◆ RECORDED DATA ◆
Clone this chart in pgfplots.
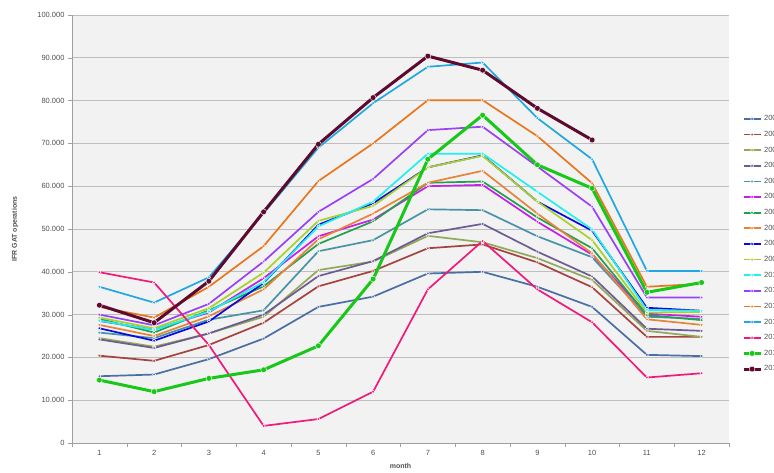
\documentclass[border=0pt]{standalone}
\usepackage{fontspec}
\setmainfont{Liberation Sans}
\usepackage{pgfplots}
\usepackage{pgfplotstable}
\pgfplotsset{compat=1.18}

\definecolor{c1}{RGB}{74,111,165}
\definecolor{c2}{RGB}{165,68,63}
\definecolor{c3}{RGB}{147,169,90}
\definecolor{c4}{RGB}{109,92,145}
\definecolor{c5}{RGB}{74,147,166}
\definecolor{c6}{RGB}{200,30,230}
\definecolor{c7}{RGB}{34,160,78}
\definecolor{c8}{RGB}{232,131,58}
\definecolor{c9}{RGB}{10,10,224}
\definecolor{c10}{RGB}{166,210,42}
\definecolor{c11}{RGB}{34,240,240}
\definecolor{c12}{RGB}{154,64,245}
\definecolor{c13}{RGB}{232,119,30}
\definecolor{c14}{RGB}{34,168,224}
\definecolor{c15}{RGB}{240,26,122}
\definecolor{c16}{RGB}{24,200,24}
\definecolor{c17}{RGB}{94,10,46}
\definecolor{plotbg}{RGB}{242,242,242}
\definecolor{gridc}{RGB}{190,190,190}
\definecolor{axisc}{RGB}{160,160,160}
\definecolor{labc}{RGB}{80,80,80}

% IFR GAT operations per month, one column per year
\pgfplotstableread{
month s1    s2    s3    s4    s5    s6    s7    s8    s9    s10   s11   s12   s13   s14   s15   s16   s17
1     15600 20400 24500 24200 25800 28500 29000 27600 26800 29300 28600 30000 31800 36500 39900 14700 32200
2     16000 19200 22500 22200 24500 26500 25800 25000 23900 26800 26400 27500 29300 32800 37500 12000 28100
3     19600 22900 25600 25600 28800 30500 31000 29600 28400 31500 30700 32500 36500 38700 22900 15100 37800
4     24400 28100 29500 30000 31000 38500 36600 35900 37400 39800 37600 42400 46000 53700 4000  17100 54000
5     31800 36600 40400 39000 44800 48300 46500 47600 51000 51900 50600 54000 61200 69000 5600  22700 69800
6     34200 40200 42400 42500 47400 52200 51800 53600 56000 55400 56400 61700 70000 79400 12000 38300 80700
7     39600 45500 48400 49000 54600 60000 60800 60800 64400 64400 67600 73100 80100 87900 35900 66300 90400
8     40000 46400 46900 51200 54400 60300 61100 63600 67200 67100 67600 73900 80100 88900 47200 76600 87100
9     36500 42200 43200 44700 48300 51700 52700 53600 56400 56400 58700 64600 71700 75900 35900 65000 78200
10    31800 36400 38100 38900 43400 44000 45500 44300 49600 47400 49900 55200 60700 66300 28200 59500 70800
11    20600 24800 26200 26700 29500 30200 29900 28900 31600 30500 31100 34000 36500 40200 15300 35200 nan
12    20300 24800 24800 26200 29000 29500 28700 27600 30900 30600 30900 34000 37200 40200 16300 37500 nan
}\gat

\pgfplotsset{
  ser/.style={color=#1, mark=*, line width=1.7pt, mark size=1.6pt,
    mark options={fill=#1, draw=white, line width=0.4pt, solid}},
  serthick/.style={color=#1, mark=*, line width=3pt, mark size=2.9pt,
    mark options={fill=#1, draw=white, line width=0.4pt, solid}},
}

\begin{document}
\begin{tikzpicture}
\begin{axis}[
    scale only axis,
    width=657pt, height=428pt,
    xmin=0.5, xmax=12.5,
    ymin=0, ymax=100000,
    xtick={1,...,12},
    minor xtick={0.5,1.5,...,12.5},
    ytick={0,10000,...,100000},
    scaled y ticks=false,
    /pgf/number format/assume math mode=true,
    y tick label style={/pgf/number format/.cd, fixed, precision=0, 1000 sep={.}},
    tick label style={font=\fontsize{7.5}{9}\selectfont, text=labc},
    tick align=outside,
    major x tick style={draw=none},
    minor x tick style={axisc},
    minor tick length=4pt,
    major tick length=4pt,
    y tick style={axisc},
    axis lines*=left,
    axis line style={axisc, line width=0.8pt},
    axis background/.style={fill=plotbg},
    ymajorgrids,
    grid style={gridc, line width=0.7pt},
    xlabel={month},
    ylabel={IFR GAT operations},
    xlabel style={font=\fontsize{7}{8}\selectfont\bfseries, text=labc,
      at={(axis description cs:0.5,-0.054)}, anchor=center},
    ylabel style={font=\fontsize{7}{8}\selectfont\bfseries, text=labc,
      at={(axis description cs:-0.0868,0.5)}, anchor=center},
    legend style={at={(axis description cs:1.015,0.775)}, anchor=north west,
      draw=none, fill=none, font=\fontsize{7.5}{9}\selectfont, text=labc,
      row sep=4.9pt},
    legend cell align=left,
]
\addplot[ser=c1]  table[x=month, y=s1]  {\gat};
\addplot[ser=c2]  table[x=month, y=s2]  {\gat};
\addplot[ser=c3]  table[x=month, y=s3]  {\gat};
\addplot[ser=c4]  table[x=month, y=s4]  {\gat};
\addplot[ser=c5]  table[x=month, y=s5]  {\gat};
\addplot[ser=c6]  table[x=month, y=s6]  {\gat};
\addplot[ser=c7]  table[x=month, y=s7]  {\gat};
\addplot[ser=c8]  table[x=month, y=s8]  {\gat};
\addplot[ser=c9]  table[x=month, y=s9]  {\gat};
\addplot[ser=c10] table[x=month, y=s10] {\gat};
\addplot[ser=c11] table[x=month, y=s11] {\gat};
\addplot[ser=c12] table[x=month, y=s12] {\gat};
\addplot[ser=c13] table[x=month, y=s13] {\gat};
\addplot[ser=c14] table[x=month, y=s14] {\gat};
\addplot[ser=c15] table[x=month, y=s15] {\gat};
\addplot[serthick=c16] table[x=month, y=s16] {\gat};
\addplot[serthick=c17] table[x=month, y=s17] {\gat};
\legend{2000,2001,2002,2003,2004,2005,2006,2007,2008,2009,2010,2011,2012,2013,2014,2015,2016}
\end{axis}
\pgfresetboundingbox
\useasboundingbox (-72pt,-29pt) rectangle (702pt,443pt);
\end{tikzpicture}
\end{document}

◆ PROBLEM DETAILS ◆
Copy out each line exactly, without the pictures.

◆ ANSWER TO THIS EXERCISE ◆
Clone this chart in pgfplots.
\documentclass[border=0pt]{standalone}
\usepackage{fontspec}
\setmainfont{Liberation Sans}
\usepackage{pgfplots}
\usepackage{pgfplotstable}
\pgfplotsset{compat=1.18}

\definecolor{c1}{RGB}{74,111,165}
\definecolor{c2}{RGB}{165,68,63}
\definecolor{c3}{RGB}{147,169,90}
\definecolor{c4}{RGB}{109,92,145}
\definecolor{c5}{RGB}{74,147,166}
\definecolor{c6}{RGB}{200,30,230}
\definecolor{c7}{RGB}{34,160,78}
\definecolor{c8}{RGB}{232,131,58}
\definecolor{c9}{RGB}{10,10,224}
\definecolor{c10}{RGB}{166,210,42}
\definecolor{c11}{RGB}{34,240,240}
\definecolor{c12}{RGB}{154,64,245}
\definecolor{c13}{RGB}{232,119,30}
\definecolor{c14}{RGB}{34,168,224}
\definecolor{c15}{RGB}{240,26,122}
\definecolor{c16}{RGB}{24,200,24}
\definecolor{c17}{RGB}{94,10,46}
\definecolor{plotbg}{RGB}{242,242,242}
\definecolor{gridc}{RGB}{190,190,190}
\definecolor{axisc}{RGB}{160,160,160}
\definecolor{labc}{RGB}{80,80,80}

% IFR GAT operations per month, one column per year
\pgfplotstableread{
month s1    s2    s3    s4    s5    s6    s7    s8    s9    s10   s11   s12   s13   s14   s15   s16   s17
1     15600 20400 24500 24200 25800 28500 29000 27600 26800 29300 28600 30000 31800 36500 39900 14700 32200
2     16000 19200 22500 22200 24500 26500 25800 25000 23900 26800 26400 27500 29300 32800 37500 12000 28100
3     19600 22900 25600 25600 28800 30500 31000 29600 28400 31500 30700 32500 36500 38700 22900 15100 37800
4     24400 28100 29500 30000 31000 38500 36600 35900 37400 39800 37600 42400 46000 53700 4000  17100 54000
5     31800 36600 40400 39000 44800 48300 46500 47600 51000 51900 50600 54000 61200 69000 5600  22700 69800
6     34200 40200 42400 42500 47400 52200 51800 53600 56000 55400 56400 61700 70000 79400 12000 38300 80700
7     39600 45500 48400 49000 54600 60000 60800 60800 64400 64400 67600 73100 80100 87900 35900 66300 90400
8     40000 46400 46900 51200 54400 60300 61100 63600 67200 67100 67600 73900 80100 88900 47200 76600 87100
9     36500 42200 43200 44700 48300 51700 52700 53600 56400 56400 58700 64600 71700 75900 35900 65000 78200
10    31800 36400 38100 38900 43400 44000 45500 44300 49600 47400 49900 55200 60700 66300 28200 59500 70800
11    20600 24800 26200 26700 29500 30200 29900 28900 31600 30500 31100 34000 36500 40200 15300 35200 nan
12    20300 24800 24800 26200 29000 29500 28700 27600 30900 30600 30900 34000 37200 40200 16300 37500 nan
}\gat

\pgfplotsset{
  ser/.style={color=#1, mark=*, line width=1.7pt, mark size=1.6pt,
    mark options={fill=#1, draw=white, line width=0.4pt, solid}},
  serthick/.style={color=#1, mark=*, line width=3pt, mark size=2.9pt,
    mark options={fill=#1, draw=white, line width=0.4pt, solid}},
}

\begin{document}
\begin{tikzpicture}
\begin{axis}[
    scale only axis,
    width=657pt, height=428pt,
    xmin=0.5, xmax=12.5,
    ymin=0, ymax=100000,
    xtick={1,...,12},
    minor xtick={0.5,1.5,...,12.5},
    ytick={0,10000,...,100000},
    scaled y ticks=false,
    /pgf/number format/assume math mode=true,
    y tick label style={/pgf/number format/.cd, fixed, precision=0, 1000 sep={.}},
    tick label style={font=\fontsize{7.5}{9}\selectfont, text=labc},
    tick align=outside,
    major x tick style={draw=none},
    minor x tick style={axisc},
    minor tick length=4pt,
    major tick length=4pt,
    y tick style={axisc},
    axis lines*=left,
    axis line style={axisc, line width=0.8pt},
    axis background/.style={fill=plotbg},
    ymajorgrids,
    grid style={gridc, line width=0.7pt},
    xlabel={month},
    ylabel={IFR GAT operations},
    xlabel style={font=\fontsize{7}{8}\selectfont\bfseries, text=labc,
      at={(axis description cs:0.5,-0.054)}, anchor=center},
    ylabel style={font=\fontsize{7}{8}\selectfont\bfseries, text=labc,
      at={(axis description cs:-0.0868,0.5)}, anchor=center},
    legend style={at={(axis description cs:1.015,0.775)}, anchor=north west,
      draw=none, fill=none, font=\fontsize{7.5}{9}\selectfont, text=labc,
      row sep=4.9pt},
    legend cell align=left,
]
\addplot[ser=c1]  table[x=month, y=s1]  {\gat};
\addplot[ser=c2]  table[x=month, y=s2]  {\gat};
\addplot[ser=c3]  table[x=month, y=s3]  {\gat};
\addplot[ser=c4]  table[x=month, y=s4]  {\gat};
\addplot[ser=c5]  table[x=month, y=s5]  {\gat};
\addplot[ser=c6]  table[x=month, y=s6]  {\gat};
\addplot[ser=c7]  table[x=month, y=s7]  {\gat};
\addplot[ser=c8]  table[x=month, y=s8]  {\gat};
\addplot[ser=c9]  table[x=month, y=s9]  {\gat};
\addplot[ser=c10] table[x=month, y=s10] {\gat};
\addplot[ser=c11] table[x=month, y=s11] {\gat};
\addplot[ser=c12] table[x=month, y=s12] {\gat};
\addplot[ser=c13] table[x=month, y=s13] {\gat};
\addplot[ser=c14] table[x=month, y=s14] {\gat};
\addplot[ser=c15] table[x=month, y=s15] {\gat};
\addplot[serthick=c16] table[x=month, y=s16] {\gat};
\addplot[serthick=c17] table[x=month, y=s17] {\gat};
\legend{2000,2001,2002,2003,2004,2005,2006,2007,2008,2009,2010,2011,2012,2013,2014,2015,2016}
\end{axis}
\pgfresetboundingbox
\useasboundingbox (-72pt,-29pt) rectangle (702pt,443pt);
\end{tikzpicture}
\end{document}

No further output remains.